Potato leek soup boasts a creamy texture with savory and slightly sweet notes courtesy of the leeks. The creaminess comes from the Yukon Gold potatoes and heavy cream. It’s a simple, crowd-pleasing soup that even my picky third child enjoys. And trust me—that’s saying something. What I love about this soup is that it pairs with almost anything, and it’s rich, warming, and filling. If you’re aiming for comfort over calories, this potato leek soup is perfect on a cold night.

Is Potato Leek Soup Healthy?
Leeks provide small amounts of vitamins A, C, and K, while potatoes are a source of fiber, potassium, and even more vitamin C. The heavy cream does add a decent amount of saturated fat, but to lighten it up, you can swap out regular cow’s milk or plant-based milk instead. I’ve even left out the cream altogether—just throw in an extra potato or two and an extra cup and a half of veggie broth. It’s still flavorful, and those extra potatoes give it a nice faux creaminess when they’re blended.
What Exactly Is a Leek?
I used to think leeks were just overgrown scallions, and I was “sort of” right. Like scallions, leeks are part of the allium family, which also includes onions, garlic, and shallots. The mild pungency and subtle sweetness of the leeks perfectly complement the hearty potatoes. When sautéed, they develop caramelized notes and a soft texture, adding depth to the soup without overpowering it. Most importantly, leeks balance the soup’s creaminess, creating a flavor that’s both savory and delicate.

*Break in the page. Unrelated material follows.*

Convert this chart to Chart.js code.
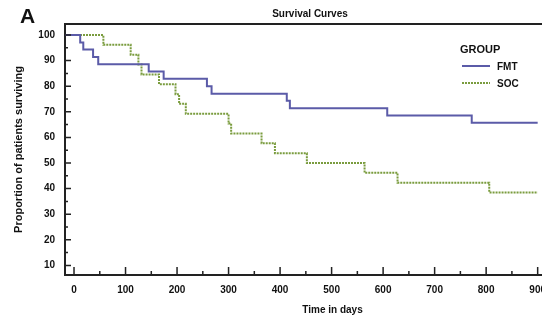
<!DOCTYPE html>
<html lang="en">
<head>
<meta charset="utf-8"/>
<title>Survival Curves</title>
<script src="https://cdn.jsdelivr.net/npm/chart.js"></script>
<style>
    html, body { margin: 0; padding: 0; background: #fff; overflow: hidden; }
    #wrap { width: 542px; height: 319px; overflow: hidden; position: relative; }
    canvas { display: block; }
</style>
</head>
<body>
<div id="wrap">
    <canvas id="myChart" width="600" height="319"></canvas>
</div>
<script>
    // Kaplan-Meier steps (time in days, % surviving after the event)
    var fmtDays = [0, 12, 18, 37, 47, 145, 174, 258, 267, 413, 419, 608, 772, 900];
    var fmtSurv = [100, 97.1, 94.3, 91.4, 88.6, 85.7, 82.9, 80.0, 77.1, 74.3, 71.4, 68.6, 65.7, 65.7];

    var socDays = [0, 57, 110, 125, 131, 165, 197, 204, 217, 300, 305, 364, 390, 452, 564, 628, 806, 900];
    var socSurv = [100, 96.2, 92.3, 88.5, 84.6, 80.8, 76.9, 73.1, 69.2, 65.4, 61.5, 57.7, 53.8, 50.0, 46.2, 42.3, 38.5, 38.5];

    var xTicks = [0, 100, 200, 300, 400, 500, 600, 700, 800, 900];
    var yTicks = [10, 20, 30, 40, 50, 60, 70, 80, 90, 100];

    var X_MIN = -17.5, X_MAX = 1021;
    var Y_MIN = 6.25, Y_MAX = 104.3;

    var FMT_COLOR = '#5b5ba8';
    var SOC_COLOR = '#7a9c3e';
    var FONT = "'Liberation Sans', Arial, sans-serif";

    function toPoints(days, surv) {
        // the curve is drawn from the left axis edge
        var pts = [{x: X_MIN, y: surv[0]}];
        for (var i = 0; i < days.length; i++) {
            pts.push({x: days[i], y: surv[i]});
        }
        return pts;
    }

    var decorations = {
        id: 'decorations',
        afterDraw: function (chart) {
            var ctx = chart.ctx, a = chart.chartArea;
            var x = chart.scales.x, y = chart.scales.y;
            ctx.save();
            ctx.strokeStyle = '#222';

            // top frame line
            ctx.lineWidth = 2;
            ctx.beginPath();
            ctx.moveTo(a.left - 1, a.top);
            ctx.lineTo(a.right, a.top);
            ctx.stroke();

            // inward tick marks, major + minor
            ctx.lineWidth = 1.5;
            ctx.beginPath();
            yTicks.forEach(function (v) {
                var py = y.getPixelForValue(v);
                ctx.moveTo(a.left, py); ctx.lineTo(a.left + 6, py);
                if (v - 5 > Y_MIN) {
                    var pm = y.getPixelForValue(v - 5);
                    ctx.moveTo(a.left, pm); ctx.lineTo(a.left + 3, pm);
                }
            });
            xTicks.concat([1000]).forEach(function (d) {
                var px = x.getPixelForValue(d);
                ctx.moveTo(px, a.bottom); ctx.lineTo(px, a.bottom - 8);
                var pm = x.getPixelForValue(d + 50);
                ctx.moveTo(pm, a.bottom); ctx.lineTo(pm, a.bottom - 4);
            });
            ctx.stroke();

            // panel letter and title
            ctx.fillStyle = '#111';
            ctx.textBaseline = 'alphabetic';
            ctx.textAlign = 'left';
            ctx.font = 'bold 21px ' + FONT;
            ctx.fillText('A', 20, 23);
            ctx.font = 'bold 10px ' + FONT;
            ctx.textAlign = 'center';
            ctx.fillText('Survival Curves', 310, 17);

            // legend inside the plot
            ctx.textAlign = 'left';
            ctx.font = 'bold 11px ' + FONT;
            ctx.fillText('GROUP', 460, 53);
            ctx.font = 'bold 10px ' + FONT;
            ctx.fillText('FMT', 497, 70);
            ctx.fillText('SOC', 497, 87);
            ctx.lineWidth = 2;
            ctx.strokeStyle = FMT_COLOR;
            ctx.beginPath(); ctx.moveTo(462, 66); ctx.lineTo(490, 66); ctx.stroke();
            ctx.strokeStyle = SOC_COLOR;
            ctx.setLineDash([2, 1]);
            ctx.beginPath(); ctx.moveTo(462, 83); ctx.lineTo(490, 83); ctx.stroke();
            ctx.restore();
        }
    };

    var ctx = document.getElementById('myChart');
    var mychart = new Chart(ctx, {
        type: 'line',
        data: {
            datasets: [
                {
                    label: 'FMT',
                    data: toPoints(fmtDays, fmtSurv),
                    stepped: 'before',
                    borderColor: FMT_COLOR,
                    borderWidth: 2,
                    pointRadius: 0,
                    fill: false
                },
                {
                    label: 'SOC',
                    data: toPoints(socDays, socSurv),
                    stepped: 'before',
                    borderColor: SOC_COLOR,
                    borderWidth: 2,
                    borderDash: [2, 1],
                    pointRadius: 0,
                    fill: false
                }
            ]
        },
        options: {
            responsive: false,
            animation: false,
            layout: { padding: { top: 24, left: 0, right: 0, bottom: 0 } },
            plugins: {
                legend: { display: false },
                title: { display: false },
                tooltip: { enabled: false }
            },
            scales: {
                x: {
                    type: 'linear',
                    min: X_MIN,
                    max: X_MAX,
                    afterBuildTicks: function (scale) {
                        scale.ticks = xTicks.map(function (v) { return {value: v}; });
                    },
                    afterFit: function (scale) { scale.height = 44; },
                    grid: { display: false, drawTicks: false },
                    border: { display: true, color: '#222', width: 2 },
                    ticks: {
                        color: '#111',
                        padding: 9,
                        maxRotation: 0,
                        autoSkip: false,
                        font: { family: FONT, size: 10, weight: 'bold' }
                    },
                    title: {
                        display: true,
                        text: 'Time in days',
                        color: '#111',
                        padding: { top: 2, bottom: 3 },
                        font: { family: FONT, size: 10, weight: 'bold' }
                    }
                },
                y: {
                    type: 'linear',
                    min: Y_MIN,
                    max: Y_MAX,
                    afterBuildTicks: function (scale) {
                        scale.ticks = yTicks.map(function (v) { return {value: v}; });
                    },
                    afterFit: function (scale) { scale.width = 65; },
                    grid: { display: false, drawTicks: false },
                    border: { display: true, color: '#222', width: 2 },
                    ticks: {
                        color: '#111',
                        padding: 10,
                        autoSkip: false,
                        font: { family: FONT, size: 10, weight: 'bold' }
                    },
                    title: {
                        display: true,
                        text: 'Proportion of patients surviving',
                        color: '#111',
                        padding: { top: 12, bottom: 0 },
                        font: { family: FONT, size: 11, weight: 'bold' }
                    }
                }
            }
        },
        plugins: [decorations]
    });
</script>
</body>
</html>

How To Make Ahead And Store
Potato leek soup can be made ahead of time and stored in the fridge for up to 3 days. While you can reheat the soup in the microwave, I recommend using the stovetop. It heats more evenly and just tastes better, in my opinion.

Serving Suggestions
I know, potato leek soup may already be carb city, but I still love to scrape the bowl with a crusty baguette or hunk of sourdough. Still, a soup like this calls for protein. My go-to is a simple Roasted Chicken with a side of Roasted Broccoli And Carrots. It’s also the perfect starter for “fancier” meals like Grilled Grouper or Smoked Pork Tenderloin. Or create a soup bar with the classics—Tomato Bisque, Italian Vegetable Soup, and Instant-Pot Broccoli Cheddar Soup!


Ingredients
- 3 large leeks
- 2 pounds Yukon Gold potatoes
- 2 1/2 tablespoons olive oil
- 4 cloves garlic minced
- 5 cups vegetable broth
- 1 teaspoon dried thyme
- 1 teaspoon kosher salt
- 1/2 teaspoon black pepper
- 3/4 cup heavy cream
Instructions
- Prep the vegetables: Clean and slice the leeks, using only the white and light green parts. Peel and dice the potatoes into small cubes.

- In a large pot, heat olive oil over medium heat. Add leeks and garlic, and sauté until leeks are slightly softened, at least 8 minutes. Add potatoes, vegetable broth, thyme, salt, and pepper. Bring to a boil, then reduce heat and simmer for 20 minutes, or until potatoes are fork-tender.

- Use an immersion blender to purée the soup until smooth. Stir in heavy cream and heat through. Adjust seasoning with salt and pepper if needed. Serve hot.

Nutrition Info:
Nutrition information are estimates only and may vary based on the specific brands, ingredients, and portion sizes you use. This data is provided for informational purposes only.